The pecuniary rule proposed by the Department of Labor (DOL) last year during former President Donald Trump’s administration led some employers to stray away from ESG investments, since many felt that showing a sustainable fund’s performance was superior to another fund could be “very difficult to prove,” as Buccella said during the panel. Because President Joe Biden’s administration has since taken a different stance and appears to be more accepting of ESG investing—including by asking the DOL to consider rescinding the Trump-era rule—more employers are willing to introduce these funds now to attract participants, he said.

The panelists also discussed their processes in selecting a default investment option, as more plan sponsors debate between selecting target-date funds (TDFs), managed accounts or even stable value funds for their plans.

When Kacsits began at COFCO International, the company was formed from two businesses that had merged, but it was still operating on two separate plans. One plan defaulted participants into a TDF, while the other defaulted them into a money market account. Kacsits said she and her team examined both lineups, fees, benchmarks and returns, and ultimately elected to make the TDF the sole default for the entire participant population.

At ADP Strategic Plan Services, the company switched its TDF series in its 3(38) lineup after a review last year, taking into account how participants were interacting with the plan. “We asked, ‘How are participants looking at funds? Do they have more saved for retirement than average? Are they more well paid or paid less than average?’ Those things went into our decision when deciding what glide path is more important,” Buccella said.

After asking these questions, the company found that participants were not staying in the plan after changing jobs or post-retirement. “A glide path that went on for 30 years past the target date didn’t make much of a difference,” Buccella noted.

He also discussed stable value funds and the use of collective investment trusts (CITs) as more employers report an interest in the funds due to their recent outperformance. Buccella said stable value funds require more due diligence, such as reviewing underlying assets, how the funds are managed, capacity and fees. “It’s an area where there are a lot of great financial advisers that can help plan sponsors with that,” he said.

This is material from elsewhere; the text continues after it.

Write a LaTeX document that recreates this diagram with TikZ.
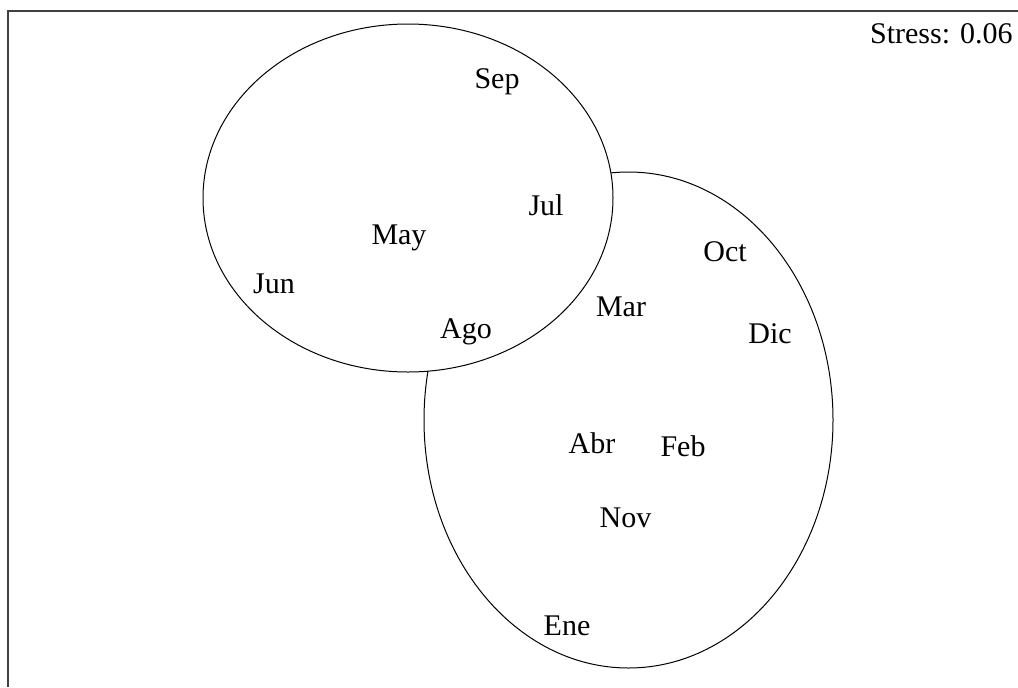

No matter what investment fund or lineup a plan sponsor selects, both panelists emphasized the importance of regularly monitoring and annually reviewing fees and performance. Kacsits said the committee at COFCO International reviews the entire lineup quarterly and measures how it is performing against its benchmark, including the expense ratio. ADP Strategic Plan Services reviews its funds on a periodic basis and annually conducts an overall review of its investments and what is currently offered in the marketplace, according to Buccella.

During the panel, Buccella advised employers to regularly review a plan’s glide path and to document any decisions for the plan. “Looking at it once is not enough,” he added. “It should be an annual thing that you put on the list of to-dos in your committee meetings.”